L’enfant de sable, Tahar Ben Jelloun : Mon avis
Quatrième de couverture :
Sur une place de Marrakech, un conteur relate l’histoire d’Ahmed, un homme au destin aussi troublant que fabuleux. Élevé dans le mensonge pour sauver l’honneur de son père, Ahmed n’a de masculin que le nom. Un sexe et une condition imposés qu’il finit par revendiquer : à vingt ans, il pousse le zèle jusqu’à s’unir à une fille délaissée, bientôt complice de sa vertigineuse descente aux enfers…
Un récit dans le récit.
Décidée à lire plusieurs lauréats du prix Goncourt pour vous en faire une vidéo, il a fallu me pencher sur L’enfant de sable avant de pouvoir attaquer La nuit sacrée (sa suite), roman primé en 1987. Le mois dernier, je vous parlais de mon émotion concernant La couleur des mots (éd.

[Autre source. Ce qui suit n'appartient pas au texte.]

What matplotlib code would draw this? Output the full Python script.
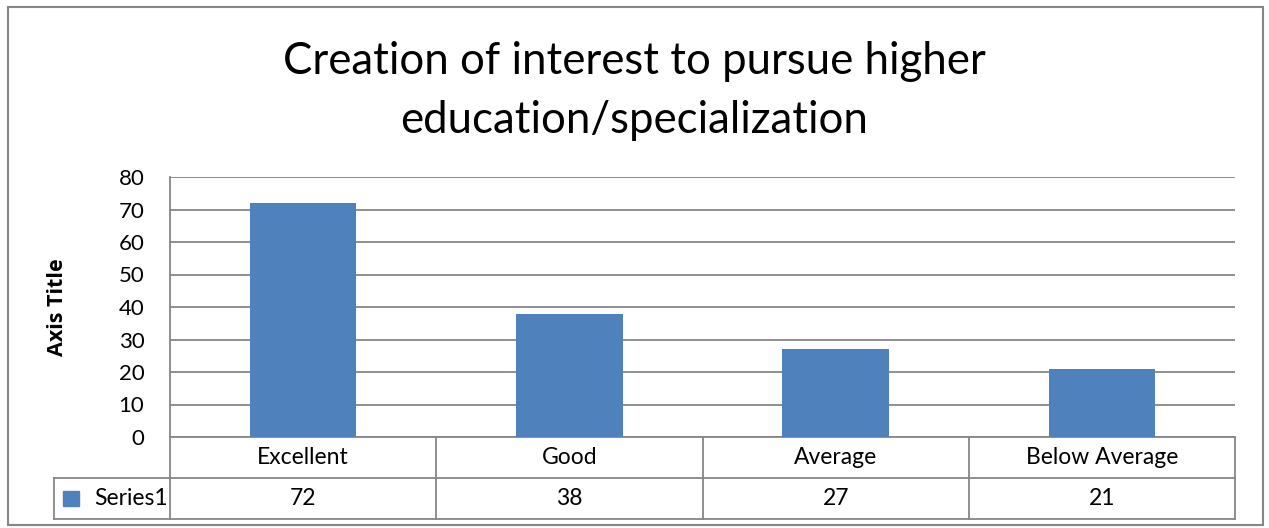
import matplotlib
matplotlib.use("Agg")
import matplotlib.pyplot as plt
from matplotlib.patches import Rectangle

categories = ["Excellent", "Good", "Average", "Below Average"]
values = [72, 38, 27, 21]
series_name = "Series1"
title = "Creation of interest to pursue higher\neducation/specialization"
y_label = "Axis Title"
y_ticks = [0, 10, 20, 30, 40, 50, 60, 70, 80]

bar_color = "#4F81BD"
grid_color = "#868686"

plt.rcParams['font.family'] = ['Lato', 'DejaVu Sans']

W, H = 1269, 528
fig = plt.figure(figsize=(W / 100, H / 100), dpi=100)

# outer chart border
fig.patches.append(Rectangle((8 / W, 1 - 525 / H), (1263 - 8) / W, (525 - 7) / H,
                             transform=fig.transFigure, fill=False,
                             edgecolor=grid_color, linewidth=1.5))

left, right, top, bottom = 170, 1235, 177, 437
ax = fig.add_axes([left / W, 1 - bottom / H, (right - left) / W, (bottom - top) / H])

x = list(range(len(categories)))
ax.bar(x, values, width=0.4, color=bar_color, zorder=3)
ax.set_xlim(-0.5, len(categories) - 0.5)
ax.set_ylim(0, 80)
ax.set_yticks(y_ticks)
ax.tick_params(axis='y', length=0, labelsize=16, pad=18.5)
ax.set_xticks([])
ax.yaxis.grid(True, color=grid_color, linewidth=1.3, zorder=0)
for s in ["top", "right"]:
    ax.spines[s].set_visible(False)
ax.spines["left"].set_color(grid_color)
ax.spines["left"].set_linewidth(1.3)
ax.spines["bottom"].set_color(grid_color)
ax.spines["bottom"].set_linewidth(1.3)
ax.set_ylabel(y_label, fontsize=15.5, fontweight='bold', family=['Open Sans', 'DejaVu Sans'])
ax.yaxis.set_label_coords((68 - left) / (right - left), 0.5)

fig.text(0.5, 1 - 91 / H, title, ha='center', va='center', fontsize=31.5,
         linespacing=1.55)

# data table below axes (axes-fraction coords for y)
row_h = 41 / (bottom - top)
trans = ax.get_xaxis_transform()
lw = 1.3
legend_left = -0.5 - (left - 54) / ((right - left) / len(categories))
y1 = -row_h
y2 = -2 * row_h
ax.plot([legend_left, 3.5], [y1, y1], transform=trans, color=grid_color, lw=lw, clip_on=False)
ax.plot([legend_left, 3.5], [y2, y2], transform=trans, color=grid_color, lw=lw, clip_on=False)
for xi in [-0.5, 0.5, 1.5, 2.5, 3.5]:
    ax.plot([xi, xi], [0, y2], transform=trans, color=grid_color, lw=lw, clip_on=False)
ax.plot([legend_left, legend_left], [y1, y2], transform=trans, color=grid_color, lw=lw, clip_on=False)

for i, (c, v) in enumerate(zip(categories, values)):
    ax.text(i, -0.5 * row_h, c, transform=trans, ha='center', va='center', fontsize=16.5)
    ax.text(i, -1.5 * row_h, str(v), transform=trans, ha='center', va='center', fontsize=16.5)

ax.text(-0.5 - 0.01, -1.5 * row_h, series_name, transform=trans, ha='right', va='center', fontsize=16.5)
ax.add_patch(Rectangle((legend_left + 0.035, -1.5 * row_h - 0.03), 0.058, 0.06,
                       transform=trans, color=bar_color, clip_on=False))

plt.savefig("out.png", dpi=100)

L’Iconoclaste, 2022) du même auteur. A ce jour, Tahar Ben Jelloun a publié plus de soixante ouvrages.
Hadj Ahmed et son épouse s’apprêtent à accueillir leur huitième enfant. Après sept filles, le père l’a décidé : ce sera un garçon ! Quel que soit le verdict à la naissance, le bébé s’appellera Mohamed Ahmed. Il en va de l’honneur de sa famille. Et comme nul ne peut choisir le sexe de sa progéniture, la mère accouche d’une petite fille, dans le secret de tous. Quelques jours plus tard, lors de la cérémonie de baptême, Mohamed Ahmed est célébré et le peuple salue ce fils…

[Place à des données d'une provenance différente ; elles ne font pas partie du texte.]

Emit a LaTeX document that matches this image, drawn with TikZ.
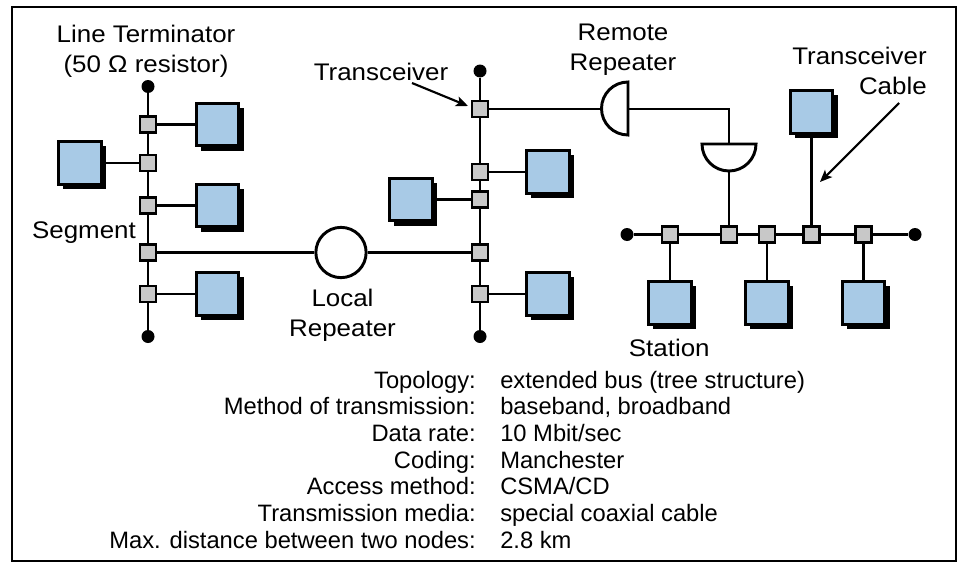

Porté par différents narrateurs, l’histoire d’Ahmed démarre place Jemaa el Fna à Marrakech. Un homme raconte à l’assemblée présente la destinée de cette petite fille élevée comme un garçon. Chaque jour, désireux de connaître la fin du conte, les passants reviennent sur la célèbre place.

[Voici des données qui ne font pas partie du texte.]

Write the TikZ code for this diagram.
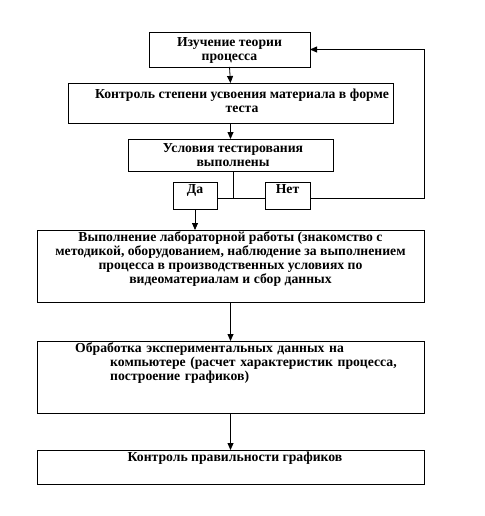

« Il y avait d’abord ce visage allongé par quelques rides verticales, telles des cicatrices creusées par de lointaines insomnies, un visage mal rasé, travaillé par le temps. La vie – quelle vie ? une étrange apparence faite d’oubli – avait dû le malmener, le contrarier ou même l’offusquer. On pouvait y lire ou deviner une profonde blessure qu’un geste maladroit de la main ou un regard appuyé, un œil scrutateur ou malintentionné suffisaient à rouvrir. »
D’une écriture ciselée, Tahar Ben Jelloun déploie le récit saisissant de ce jeune homme. Élevé dans le mensonge et éloigné de ses sœurs, Ahmed assume d’abord pleinement son rôle de mâle, jusqu’à vouloir se marier avec une femme du village. Plus tard, le corps se rappelle à lui. Ahmed apprivoise sa féminité, sans oser renaître totalement.
A travers ce roman, l’auteur interroge sur la place des femmes et son droit de parole au Maroc et dans le Monde. Il questionne aussi sur l’identité et la quête de soi. Quel poids pèse encore le patriarcat de nos jours ? Qu’est-ce qui nous définit vraiment ? L’éducation, la religion, la sexualité, le regard des autres ? Peut-on lutter contre l’essence du corps ? L’écrivain traite un sujet intergénérationnel et toujours d’actualité.
Convaincue par la force vive au début du texte, j’ai déchanté sur la deuxième partie du livre, perdue par les multiples conteurs. Le fil conducteur se disloque et l’attrait de la fable avec. Mais si j’ai abandonné la lecture de L’enfant de sable dans les trente dernières pages, je lirai avec curiosité La nuit sacrée.